> Set problem
Restate the data exactly as given and keep the pictures out.

> Raw data
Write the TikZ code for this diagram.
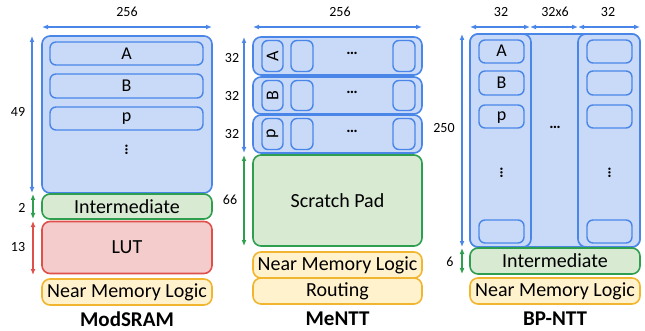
\documentclass[tikz,border=0pt]{standalone}
\usepackage{fontspec}
\setmainfont{Carlito}
\usetikzlibrary{arrows.meta}
\definecolor{bfill}{HTML}{C9DAF8}
\definecolor{bline}{HTML}{4A86E8}
\definecolor{gfill}{HTML}{D9EAD3}
\definecolor{gline}{HTML}{2E9E4F}
\definecolor{rfill}{HTML}{F4CCCC}
\definecolor{rline}{HTML}{E0504A}
\definecolor{yfill}{HTML}{FFF2CC}
\definecolor{yline}{HTML}{F1B530}
\tikzset{
  blk/.style={rounded corners=8pt, line width=1.6pt, inner sep=0pt},
  bluebox/.style={blk, draw=bline, fill=bfill},
  greenbox/.style={blk, draw=gline, fill=gfill},
  redbox/.style={blk, draw=rline, fill=rfill},
  yellowbox/.style={blk, draw=yline, fill=yfill},
  inbox/.style={rounded corners=6pt, line width=1.4pt, draw=bline, fill=bfill},
  lbl/.style={font=\fontsize{20}{20}\selectfont},
  letter/.style={font=\fontsize{18}{18}\selectfont, inner sep=0pt},
  dots/.style={font=\fontsize{16}{16}\selectfont\bfseries, inner sep=0pt},
  dim/.style={font=\fontsize{14}{14}\selectfont},
  ttl/.style={font=\fontsize{21}{21}\selectfont\bfseries},
  dimarrow/.style={{Latex[length=6pt,width=5pt]}-{Latex[length=6pt,width=5pt]}, line width=1.4pt},
}
\begin{document}
\begin{tikzpicture}[x=1pt,y=-1pt]
\useasboundingbox (0,0) rectangle (645,331);
% ================= ModSRAM =================
\draw[bluebox] (42,36) rectangle (212,193);
\coordinate (ms-tl) at (42,27); \coordinate (ms-tr) at (212,27);
\draw[dimarrow, bline] (ms-tl) -- (ms-tr);
\node[dim] (ms-w) at (127,12) {256};
\draw[inbox] (50,42) rectangle (203,65);
\node[letter] (msA) at (126.5,53.5) {A};
\draw[inbox] (50,74) rectangle (203,98);
\node[letter] (msB) at (126.5,86) {B};
\draw[inbox] (50,107) rectangle (203,130);
\node[letter] (msp) at (126.5,119) {p};
\node[dots, rotate=90] (msdots) at (126.5,150) {…};
\node[greenbox, minimum width=170pt, minimum height=25pt, lbl] (msint) at (127,206.5) {Intermediate};
\node[redbox, minimum width=170pt, minimum height=52pt, lbl] (mslut) at (127,247.5) {LUT};
\node[yellowbox, minimum width=170pt, minimum height=26pt, lbl] (msnml) at (127,292) {Near Memory Logic};
\node[ttl] (mst) at (127,319) {ModSRAM};
\coordinate (ms-a1) at (32,36); \coordinate (ms-a2) at (32,193);
\draw[dimarrow, bline] (ms-a1) -- (ms-a2);
\node[dim] (ms49) at (18,112) {49};
\coordinate (ms-g1) at (33,194); \coordinate (ms-g2) at (33,219);
\draw[dimarrow, gline] (ms-g1) -- (ms-g2);
\node[dim] (ms2) at (22,208) {2};
\coordinate (ms-r1) at (33,221); \coordinate (ms-r2) at (33,275);
\draw[dimarrow, rline] (ms-r1) -- (ms-r2);
\node[dim] (ms13) at (18,247) {13};
% ================= MeNTT =================
\coordinate (me-tl) at (253,27); \coordinate (me-tr) at (422,27);
\draw[dimarrow, bline] (me-tl) -- (me-tr);
\node[dim] (me-w) at (340,12) {256};
\foreach \yt/\yb/\ch/\nm in {37/75/A/a, 77/114/B/b, 115/153/p/p}{
  \draw[bluebox] (253,\yt) rectangle (422,\yb);
  \draw[inbox] (262,\yt+3.5) rectangle (283,\yb-3.5);
  \node[letter, rotate=90] (me\nm) at (272.5,{(\yt+\yb)/2}) {\ch};
  \draw[inbox] (291,\yt+3.5) rectangle (313,\yb-3.5);
  \draw[inbox] (393,\yt+3.5) rectangle (415,\yb-3.5);
  \node[dots] (me\nm dots) at (352,{(\yt+\yb)/2-3}) {…};
}
\node[greenbox, minimum width=169pt, minimum height=91pt, lbl] (mesp) at (337.5,200.5) {Scratch Pad};
\node[yellowbox, minimum width=169pt, minimum height=26pt, lbl] (menml) at (337.5,265) {Near Memory Logic};
\node[yellowbox, minimum width=169pt, minimum height=26pt, lbl] (mert) at (337.5,291) {Routing};
\node[ttl] (met) at (337.5,319) {MeNTT};
\coordinate (me-a1) at (244,37); \coordinate (me-a2) at (244,153);
\draw[dimarrow, bline] (me-a1) -- (me-a2);
\node[dim] (me32a) at (232,58) {32};
\node[dim] (me32b) at (232,96) {32};
\node[dim] (me32c) at (232,134) {32};
\coordinate (me-g1) at (244,155); \coordinate (me-g2) at (244,246);
\draw[dimarrow, gline] (me-g1) -- (me-g2);
\node[dim] (me66) at (230,200) {66};
% ================= BP-NTT =================
\coordinate (bp-x1) at (470,27); \coordinate (bp-x2) at (530,27);
\coordinate (bp-x3) at (578,27); \coordinate (bp-x4) at (640,27);
\draw[dimarrow, bline] (bp-x1) -- (bp-x2);
\draw[dimarrow, bline] (bp-x2) -- (bp-x3);
\draw[dimarrow, bline] (bp-x3) -- (bp-x4);
\node[dim] (bp32a) at (501,12) {32};
\node[dim] (bp32x6) at (555,12) {32x6};
\node[dim] (bp32b) at (608,12) {32};
\draw[bluebox] (470,34) rectangle (640,247);
\draw[bluebox] (470,34) rectangle (531,247);
\draw[bluebox] (578,34) rectangle (640,247);
\foreach \yt/\yb in {40/63, 71/95, 105/128, 220/243}{
  \draw[inbox] (479,\yt) rectangle (524,\yb);
  \draw[inbox] (587,\yt) rectangle (632,\yb);
}
\node[letter] (bpA) at (501.5,51) {A};
\node[letter] (bpB) at (501.5,83) {B};
\node[letter] (bpp) at (501.5,118) {p};
\node[dots, rotate=90] (bpdl) at (501.5,173) {…};
\node[dots, rotate=90] (bpdr) at (609.5,173) {…};
\node[dots] (bpdm) at (555,127) {…};
\node[greenbox, minimum width=170pt, minimum height=26pt, lbl] (bpint) at (555,261) {Intermediate};
\node[yellowbox, minimum width=170pt, minimum height=26pt, lbl] (bpnml) at (555,291) {Near Memory Logic};
\node[ttl] (bpt) at (555,319) {BP-NTT};
\coordinate (bp-a1) at (462,34); \coordinate (bp-a2) at (462,247);
\draw[dimarrow, bline] (bp-a1) -- (bp-a2);
\node[dim] (bp250) at (444,128) {250};
\coordinate (bp-g1) at (462,248); \coordinate (bp-g2) at (462,274);
\draw[dimarrow, gline] (bp-g1) -- (bp-g2);
\node[dim] (bp6) at (450,262) {6};
\end{tikzpicture}
\end{document}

> Output of the exercise
Write the TikZ code for this diagram.
\documentclass[tikz,border=0pt]{standalone}
\usepackage{fontspec}
\setmainfont{Carlito}
\usetikzlibrary{arrows.meta}
\definecolor{bfill}{HTML}{C9DAF8}
\definecolor{bline}{HTML}{4A86E8}
\definecolor{gfill}{HTML}{D9EAD3}
\definecolor{gline}{HTML}{2E9E4F}
\definecolor{rfill}{HTML}{F4CCCC}
\definecolor{rline}{HTML}{E0504A}
\definecolor{yfill}{HTML}{FFF2CC}
\definecolor{yline}{HTML}{F1B530}
\tikzset{
  blk/.style={rounded corners=8pt, line width=1.6pt, inner sep=0pt},
  bluebox/.style={blk, draw=bline, fill=bfill},
  greenbox/.style={blk, draw=gline, fill=gfill},
  redbox/.style={blk, draw=rline, fill=rfill},
  yellowbox/.style={blk, draw=yline, fill=yfill},
  inbox/.style={rounded corners=6pt, line width=1.4pt, draw=bline, fill=bfill},
  lbl/.style={font=\fontsize{20}{20}\selectfont},
  letter/.style={font=\fontsize{18}{18}\selectfont, inner sep=0pt},
  dots/.style={font=\fontsize{16}{16}\selectfont\bfseries, inner sep=0pt},
  dim/.style={font=\fontsize{14}{14}\selectfont},
  ttl/.style={font=\fontsize{21}{21}\selectfont\bfseries},
  dimarrow/.style={{Latex[length=6pt,width=5pt]}-{Latex[length=6pt,width=5pt]}, line width=1.4pt},
}
\begin{document}
\begin{tikzpicture}[x=1pt,y=-1pt]
\useasboundingbox (0,0) rectangle (645,331);
% ================= ModSRAM =================
\draw[bluebox] (42,36) rectangle (212,193);
\coordinate (ms-tl) at (42,27); \coordinate (ms-tr) at (212,27);
\draw[dimarrow, bline] (ms-tl) -- (ms-tr);
\node[dim] (ms-w) at (127,12) {256};
\draw[inbox] (50,42) rectangle (203,65);
\node[letter] (msA) at (126.5,53.5) {A};
\draw[inbox] (50,74) rectangle (203,98);
\node[letter] (msB) at (126.5,86) {B};
\draw[inbox] (50,107) rectangle (203,130);
\node[letter] (msp) at (126.5,119) {p};
\node[dots, rotate=90] (msdots) at (126.5,150) {…};
\node[greenbox, minimum width=170pt, minimum height=25pt, lbl] (msint) at (127,206.5) {Intermediate};
\node[redbox, minimum width=170pt, minimum height=52pt, lbl] (mslut) at (127,247.5) {LUT};
\node[yellowbox, minimum width=170pt, minimum height=26pt, lbl] (msnml) at (127,292) {Near Memory Logic};
\node[ttl] (mst) at (127,319) {ModSRAM};
\coordinate (ms-a1) at (32,36); \coordinate (ms-a2) at (32,193);
\draw[dimarrow, bline] (ms-a1) -- (ms-a2);
\node[dim] (ms49) at (18,112) {49};
\coordinate (ms-g1) at (33,194); \coordinate (ms-g2) at (33,219);
\draw[dimarrow, gline] (ms-g1) -- (ms-g2);
\node[dim] (ms2) at (22,208) {2};
\coordinate (ms-r1) at (33,221); \coordinate (ms-r2) at (33,275);
\draw[dimarrow, rline] (ms-r1) -- (ms-r2);
\node[dim] (ms13) at (18,247) {13};
% ================= MeNTT =================
\coordinate (me-tl) at (253,27); \coordinate (me-tr) at (422,27);
\draw[dimarrow, bline] (me-tl) -- (me-tr);
\node[dim] (me-w) at (340,12) {256};
\foreach \yt/\yb/\ch/\nm in {37/75/A/a, 77/114/B/b, 115/153/p/p}{
  \draw[bluebox] (253,\yt) rectangle (422,\yb);
  \draw[inbox] (262,\yt+3.5) rectangle (283,\yb-3.5);
  \node[letter, rotate=90] (me\nm) at (272.5,{(\yt+\yb)/2}) {\ch};
  \draw[inbox] (291,\yt+3.5) rectangle (313,\yb-3.5);
  \draw[inbox] (393,\yt+3.5) rectangle (415,\yb-3.5);
  \node[dots] (me\nm dots) at (352,{(\yt+\yb)/2-3}) {…};
}
\node[greenbox, minimum width=169pt, minimum height=91pt, lbl] (mesp) at (337.5,200.5) {Scratch Pad};
\node[yellowbox, minimum width=169pt, minimum height=26pt, lbl] (menml) at (337.5,265) {Near Memory Logic};
\node[yellowbox, minimum width=169pt, minimum height=26pt, lbl] (mert) at (337.5,291) {Routing};
\node[ttl] (met) at (337.5,319) {MeNTT};
\coordinate (me-a1) at (244,37); \coordinate (me-a2) at (244,153);
\draw[dimarrow, bline] (me-a1) -- (me-a2);
\node[dim] (me32a) at (232,58) {32};
\node[dim] (me32b) at (232,96) {32};
\node[dim] (me32c) at (232,134) {32};
\coordinate (me-g1) at (244,155); \coordinate (me-g2) at (244,246);
\draw[dimarrow, gline] (me-g1) -- (me-g2);
\node[dim] (me66) at (230,200) {66};
% ================= BP-NTT =================
\coordinate (bp-x1) at (470,27); \coordinate (bp-x2) at (530,27);
\coordinate (bp-x3) at (578,27); \coordinate (bp-x4) at (640,27);
\draw[dimarrow, bline] (bp-x1) -- (bp-x2);
\draw[dimarrow, bline] (bp-x2) -- (bp-x3);
\draw[dimarrow, bline] (bp-x3) -- (bp-x4);
\node[dim] (bp32a) at (501,12) {32};
\node[dim] (bp32x6) at (555,12) {32x6};
\node[dim] (bp32b) at (608,12) {32};
\draw[bluebox] (470,34) rectangle (640,247);
\draw[bluebox] (470,34) rectangle (531,247);
\draw[bluebox] (578,34) rectangle (640,247);
\foreach \yt/\yb in {40/63, 71/95, 105/128, 220/243}{
  \draw[inbox] (479,\yt) rectangle (524,\yb);
  \draw[inbox] (587,\yt) rectangle (632,\yb);
}
\node[letter] (bpA) at (501.5,51) {A};
\node[letter] (bpB) at (501.5,83) {B};
\node[letter] (bpp) at (501.5,118) {p};
\node[dots, rotate=90] (bpdl) at (501.5,173) {…};
\node[dots, rotate=90] (bpdr) at (609.5,173) {…};
\node[dots] (bpdm) at (555,127) {…};
\node[greenbox, minimum width=170pt, minimum height=26pt, lbl] (bpint) at (555,261) {Intermediate};
\node[yellowbox, minimum width=170pt, minimum height=26pt, lbl] (bpnml) at (555,291) {Near Memory Logic};
\node[ttl] (bpt) at (555,319) {BP-NTT};
\coordinate (bp-a1) at (462,34); \coordinate (bp-a2) at (462,247);
\draw[dimarrow, bline] (bp-a1) -- (bp-a2);
\node[dim] (bp250) at (444,128) {250};
\coordinate (bp-g1) at (462,248); \coordinate (bp-g2) at (462,274);
\draw[dimarrow, gline] (bp-g1) -- (bp-g2);
\node[dim] (bp6) at (450,262) {6};
\end{tikzpicture}
\end{document}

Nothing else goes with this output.